U.S. Geological Survey, Water Resources, NH/VT Water Science Center | Publications

RELATION OF ARSENIC, IRON, AND MANGANESE CONCENTRATIONS IN GROUND WATER TO BEDROCK GEOLOGY AND LAND USE IN EASTERN NEW ENGLAND

American Geophysical Union (AGU)
Spring Meeting, June 1-4, 1999, Boston, Mass.
Hydrology, session H42F-05

Joseph D. Ayotte, U.S. Geological Survey
Martha G. Nielsen, U.S. Geological Survey
Gilpin R. Robinson
, Jr., U.S. Geological Survey


Abstract

Data from 804 public-supply wells in bedrock of eastern New England, analyzed as part of a USGS National Water Quality Assessment study, indicate that arsenic concentrations in water exceeded 0.005 mg/L in 20 percent of the wells and exceeded 0.01 mg/L in water from 13 percent. This has implications for Safe Drinking Water Act compliance under the lower arsenic standard proposals being examined by USEPA. Data for the study are compliance monitoring analyses obtained from the Maine Department of Human Services, New Hampshire Department of Environmental Services, Massachusetts Department of Environmental Protection and Rhode Island Department of Health. The data are limited in that concentrations of arsenic must meet the drinking water standard of 0.05 mg/L.

Despite this limitation, the concentration of arsenic in bedrock well water is significantly different among six major bedrock lithochemical groups, which are calcareous metasedimentary, sulfidic metasedimentary, undifferentiated metasedimentary, clastic sediments, mafic igneous, and felsic igneous. Multiple comparison tests showed the mean rank concentration of arsenic was significantly higher in water from the calcareous metasedimentary group than in water from the other bedrock groups (p=0.0001). The sulfidic metasedimentary group had the lowest mean rank arsenic concentrations. Iron and manganese concentrations were significantly higher in water from the sulfidic metasedimentary group than in water from the other metasedimentary groups. Spearman's rank correlation coefficients computed for arsenic and iron in water from all lithochemical groups are weak and are only slightly stronger between arsenic and manganese; neither is significant. Iron and manganese correlations are strong, however, for water from all three metasedimentary groups, and these correlations are significant (p=0.01) and positive. Thus, the iron and manganese data were not strong predictors of arsenic concentration.

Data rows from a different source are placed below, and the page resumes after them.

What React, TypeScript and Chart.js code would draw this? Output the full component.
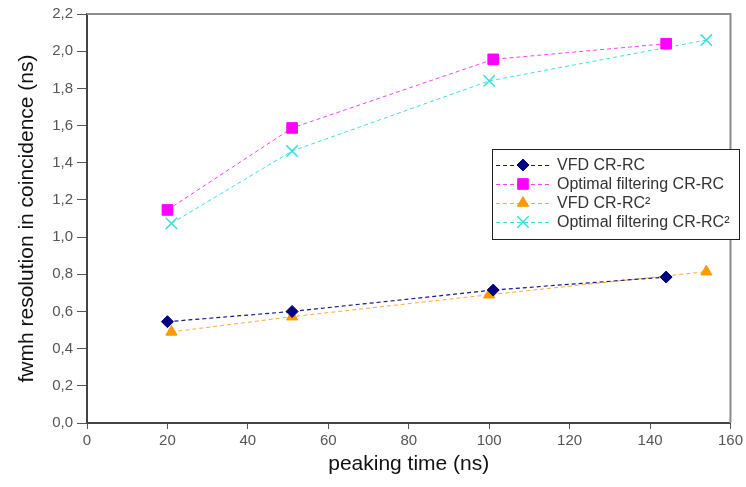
import React, { useEffect, useRef } from 'react';
import { Chart, registerables } from 'chart.js';
import { drawPoint } from 'chart.js/helpers';

Chart.register(...registerables);

// ---- data ----
const seriesLabels = ['VFD CR-RC', 'Optimal filtering CR-RC', 'VFD CR-RC²', 'Optimal filtering CR-RC²'];
const peakingVfdRc = [20, 51, 101, 144];
const fwhmVfdRc = [0.545, 0.6, 0.715, 0.785];
const peakingOptRc = [20, 51, 101, 144];
const fwhmOptRc = [1.146, 1.587, 1.956, 2.04];
const peakingVfdRc2 = [21, 51, 100, 154];
const fwhmVfdRc2 = [0.49, 0.572, 0.69, 0.814];
const peakingOptRc2 = [21, 51, 100, 154];
const fwhmOptRc2 = [1.074, 1.463, 1.84, 2.06];
const xTitle = 'peaking time (ns)';
const yTitle = 'fwmh resolution in coincidence (ns)';

const FONT = '"Liberation Sans", Arial, sans-serif';

const toPoints = (xs: number[], ys: number[]) => xs.map((x, i) => ({ x, y: ys[i] }));

const framePlugin = {
  id: 'frame',
  beforeDatasetsDraw(chart: any) {
    const { ctx, chartArea } = chart;
    const { left, top, right, bottom } = chartArea;
    ctx.save();
    ctx.strokeStyle = '#8c8c8c';
    ctx.lineWidth = 2;
    ctx.beginPath();
    ctx.moveTo(left, top);
    ctx.lineTo(right, top);
    ctx.lineTo(right, bottom);
    ctx.stroke();
    ctx.restore();
  },
};

const legendPlugin = {
  id: 'boxLegend',
  afterDraw(chart: any) {
    const ctx = chart.ctx;
    const bx = 492, by = 149, bw = 247, bh = 90;
    ctx.save();
    ctx.fillStyle = '#ffffff';
    ctx.fillRect(bx, by, bw, bh);
    ctx.strokeStyle = '#222222';
    ctx.lineWidth = 1;
    ctx.strokeRect(bx + 0.5, by + 0.5, bw, bh);
    chart.data.datasets.forEach((ds: any, i: number) => {
      const cy = 165 + i * 19;
      ctx.save();
      ctx.strokeStyle = ds.borderColor;
      ctx.lineWidth = 1;
      ctx.setLineDash(ds.borderDash || []);
      ctx.beginPath();
      ctx.moveTo(496, cy + 0.5);
      ctx.lineTo(551, cy + 0.5);
      ctx.stroke();
      ctx.setLineDash([]);
      ctx.fillStyle = ds.pointBackgroundColor;
      ctx.strokeStyle = ds.pointBorderColor;
      ctx.lineWidth = ds.pointBorderWidth;
      drawPoint(ctx, { pointStyle: ds.pointStyle, radius: ds.pointRadius, rotation: 0, borderWidth: ds.pointBorderWidth }, 523, cy);
      ctx.restore();
      ctx.fillStyle = '#333333';
      ctx.font = `16px ${FONT}`;
      ctx.textBaseline = 'middle';
      ctx.textAlign = 'left';
      ctx.fillText(ds.label, 557, cy + 1);
    });
    ctx.restore();
  },
};

export default function App() {
  const ref = useRef<HTMLCanvasElement | null>(null);

  useEffect(() => {
    if (!ref.current) return;
    const dash = [4, 3];
    const chart = new Chart(ref.current, {
      type: 'line',
      data: {
        datasets: [
          {
            label: seriesLabels[0],
            data: toPoints(peakingVfdRc, fwhmVfdRc),
            borderColor: '#1a1a80',
            borderWidth: 1.2,
            borderDash: dash,
            pointStyle: 'rectRot',
            pointRadius: 6,
            pointBackgroundColor: '#000080',
            pointBorderColor: '#000080',
            pointBorderWidth: 1,
          },
          {
            label: seriesLabels[1],
            data: toPoints(peakingOptRc, fwhmOptRc),
            borderColor: '#ff40ff',
            borderWidth: 1,
            borderDash: dash,
            pointStyle: 'rect',
            pointRadius: 7.5,
            pointBackgroundColor: '#ff00ff',
            pointBorderColor: '#ff00ff',
            pointBorderWidth: 1,
          },
          {
            label: seriesLabels[2],
            data: toPoints(peakingVfdRc2, fwhmVfdRc2),
            borderColor: '#ffaa33',
            borderWidth: 1,
            borderDash: dash,
            pointStyle: 'triangle',
            pointRadius: 6.5,
            pointBackgroundColor: '#ff9900',
            pointBorderColor: '#ff9900',
            pointBorderWidth: 1,
          },
          {
            label: seriesLabels[3],
            data: toPoints(peakingOptRc2, fwhmOptRc2),
            borderColor: '#40dede',
            borderWidth: 1,
            borderDash: dash,
            pointStyle: 'crossRot',
            pointRadius: 8,
            pointBackgroundColor: '#33e0e0',
            pointBorderColor: '#33e0e0',
            pointBorderWidth: 1.5,
          },
        ],
      },
      options: {
        responsive: false,
        animation: false,
        events: [],
        layout: { padding: { top: 14, right: 15, left: 0, bottom: 0 } },
        plugins: {
          legend: { display: false },
          tooltip: { enabled: false },
          title: { display: false },
        },
        scales: {
          x: {
            type: 'linear',
            min: 0,
            max: 160,
            afterFit: (s: any) => { s.height = 64; },
            ticks: {
              stepSize: 20,
              color: '#555555',
              font: { family: FONT, size: 15 },
              padding: 3,
              maxRotation: 0,
            },
            grid: { display: true, drawOnChartArea: false, drawTicks: true, tickLength: 6, color: '#555555', lineWidth: 1 },
            border: { display: true, color: '#444444', width: 2 },
            title: {
              display: true,
              text: xTitle,
              color: '#111111',
              font: { family: FONT, size: 21 },
              padding: { top: 0, bottom: 10 },
            },
          },
          y: {
            type: 'linear',
            min: 0,
            max: 2.2,
            afterFit: (s: any) => { s.width = 87; },
            ticks: {
              stepSize: 0.2,
              color: '#555555',
              font: { family: FONT, size: 15 },
              padding: 4,
              callback: (v: any) => Number(v).toFixed(1).replace('.', ','),
            },
            grid: { display: true, drawOnChartArea: false, drawTicks: true, tickLength: 10, color: '#555555', lineWidth: 1 },
            border: { display: true, color: '#444444', width: 2 },
            title: {
              display: true,
              text: yTitle,
              color: '#111111',
              font: { family: FONT, size: 21 },
              padding: { top: 15, bottom: 0 },
            },
          },
        },
      },
      plugins: [framePlugin, legendPlugin],
    });
    return () => chart.destroy();
  }, []);

  return (
    <div style={{ position: 'absolute', left: 0, top: 0, width: 746, height: 487, background: '#ffffff' }}>
      <canvas ref={ref} width={746} height={487} style={{ width: 746, height: 487, display: 'block' }} />
    </div>
  );
}
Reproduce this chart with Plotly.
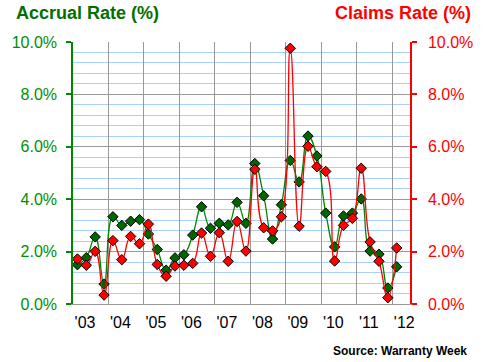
import plotly.graph_objects as go

years = list(range(2003, 2013))
year_labels = ["'03", "'04", "'05", "'06", "'07", "'08", "'09", "'10", "'11", "'12"]

# quarterly values, 2003 Q1 .. 2012 Q1
accrual = [1.50, 1.77, 2.56, 0.76, 3.33, 3.00, 3.16, 3.22, 2.67, 2.08,
           1.29, 1.76, 1.88, 2.63, 3.71, 2.89, 3.08, 3.02, 3.88, 3.08,
           5.36, 4.13, 2.48, 3.79, 5.48, 4.66, 6.41, 5.65, 3.47, 2.18,
           3.36, 3.47, 4.01, 2.02, 1.90, 0.61, 1.42]
claims = [1.72, 1.48, 2.01, 0.34, 2.42, 1.69, 2.58, 2.30, 3.05, 1.51,
          1.06, 1.45, 1.48, 1.55, 2.71, 1.82, 2.72, 1.63, 3.15, 2.02,
          5.14, 2.91, 2.79, 3.33, 9.76, 2.97, 6.02, 5.24, 5.06, 1.64,
          3.00, 3.27, 5.18, 2.37, 1.63, 0.24, 2.14]
quarters = [2003.125 + 0.25 * i for i in range(len(accrual))]

GREEN_LINE = "#008800"
GREEN_MARK = "#006600"
GREEN_TEXT = "#009000"
RED = "#ff0000"

fig = go.Figure()
fig.add_trace(go.Scatter(
    x=quarters, y=claims, yaxis="y2", mode="lines+markers",
    line=dict(color=RED, width=1.3, shape="spline", smoothing=1.3),
    marker=dict(symbol="diamond", size=8, color=RED, line=dict(color="black", width=1)),
    showlegend=False, hoverinfo="skip"))
fig.add_trace(go.Scatter(
    x=quarters, y=accrual, mode="lines+markers",
    line=dict(color=GREEN_LINE, width=1.3, shape="spline", smoothing=1.3),
    marker=dict(symbol="diamond", size=8, color=GREEN_MARK, line=dict(color="black", width=1)),
    showlegend=False, hoverinfo="skip"))

L, R, T, B = 64, 70, 42, 58
W, H = 485, 362
pw, ph = W - L - R, H - T - B

def px(x):
    return (x - L) / pw

def py(y):
    return (H - B - y) / ph

fig.update_layout(
    width=W, height=H,
    margin=dict(l=L, r=R, t=T, b=B, pad=0),
    paper_bgcolor="white", plot_bgcolor="white",
    font=dict(family="Arial, Liberation Sans, sans-serif", size=16, color="black"),
    xaxis=dict(
        range=[2003, 2012.5], tickmode="array", tickvals=years, ticktext=year_labels,
        ticklabelshift=12, ticklabelstandoff=4, showgrid=True, gridcolor="#999999", gridwidth=1,
        showline=True, linecolor="#999999", linewidth=1, ticks="", zeroline=False,
        tickfont=dict(size=16, color="black"), fixedrange=True),
    yaxis=dict(
        range=[0, 10], dtick=2, tick0=0, tickformat=".1f", ticksuffix="%",
        showgrid=True, gridcolor="#999999", gridwidth=1,
        minor=dict(dtick=0.4, tick0=0, showgrid=True, gridcolor="#a8d0ff", gridwidth=1, ticks=""),
        showline=True, linecolor=GREEN_LINE, linewidth=1.5,
        ticks="outside", ticklen=5, tickcolor=GREEN_LINE, tickwidth=1.5,
        ticklabelstandoff=6,
        tickfont=dict(size=16, color=GREEN_TEXT), zeroline=False, fixedrange=True),
    yaxis2=dict(
        range=[0, 10], dtick=2, tick0=0, tickformat=".1f", ticksuffix="%",
        overlaying="y", side="right", showgrid=False,
        showline=True, linecolor=RED, linewidth=1.5,
        ticks="outside", ticklen=5, tickcolor=RED, tickwidth=1.5,
        ticklabelstandoff=8,
        tickfont=dict(size=16, color=RED), zeroline=False, fixedrange=True),
    annotations=[
        dict(text="<b>Accrual Rate (%)</b>", xref="paper", yref="paper",
             x=px(3), y=py(13), xanchor="left", yanchor="middle", showarrow=False,
             font=dict(size=18, color="#007000")),
        dict(text="<b>Claims Rate (%)</b>", xref="paper", yref="paper",
             x=px(481), y=py(13), xanchor="right", yanchor="middle", showarrow=False,
             font=dict(size=18, color=RED)),
        dict(text="<b>Source: Warranty Week</b>", xref="paper", yref="paper",
             x=px(476), y=py(351), xanchor="right", yanchor="middle", showarrow=False,
             font=dict(size=12, color="black")),
    ],
)

fig.write_html("out.html", config={"displayModeBar": False},
               post_script="document.body.style.margin='0';document.body.style.padding='0';")
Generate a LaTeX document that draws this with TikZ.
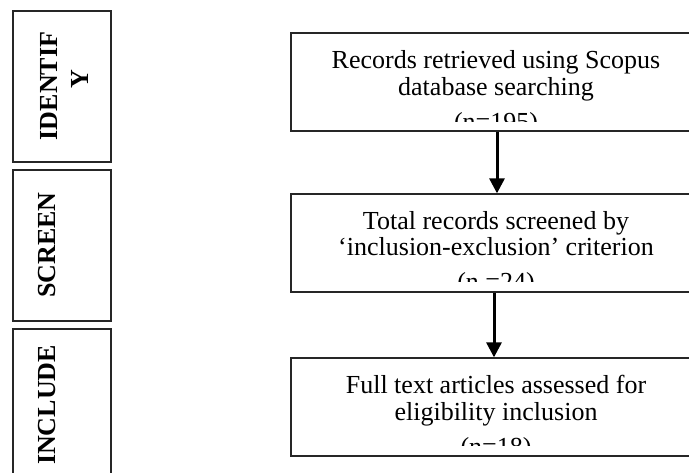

These relations suggest that simple dissolution of arsenic-bearing iron phases (sulfides, hydroxides, arsenates) may not control arsenic in bedrock groundwater, although interactions between precipitation and sorption processes could decouple arsenic and iron. Statistical correlations linking the calcareous metasedimentary group with arsenic may reflect correlations with arsenic sources, solubility controls, land-use characteristics, or vulnerability to contamination.

Relations between arsenic concentration and three land uses (urban, agricultural, and forest, derived from early 1970's high-altitude photography) were tested to determine if an anthropogenic source of arsenic was apparent. The mean rank arsenic concentration was significantly higher in water from wells in agricultural land than in water from wells in forested areas; results for wells in urban land were not significantly different from those from wells in the other two land uses (p=0.013). Relations are, however, weaker for the land-use association than for the lithochemical association. The relation between arsenic concentration and agricultural land may result, in part, from agricultural land being present predominantly on particular geologic substrates. The data examined to date indicate that geology is an apparent predictor of arsenic occurrence and distribution in bedrock ground water.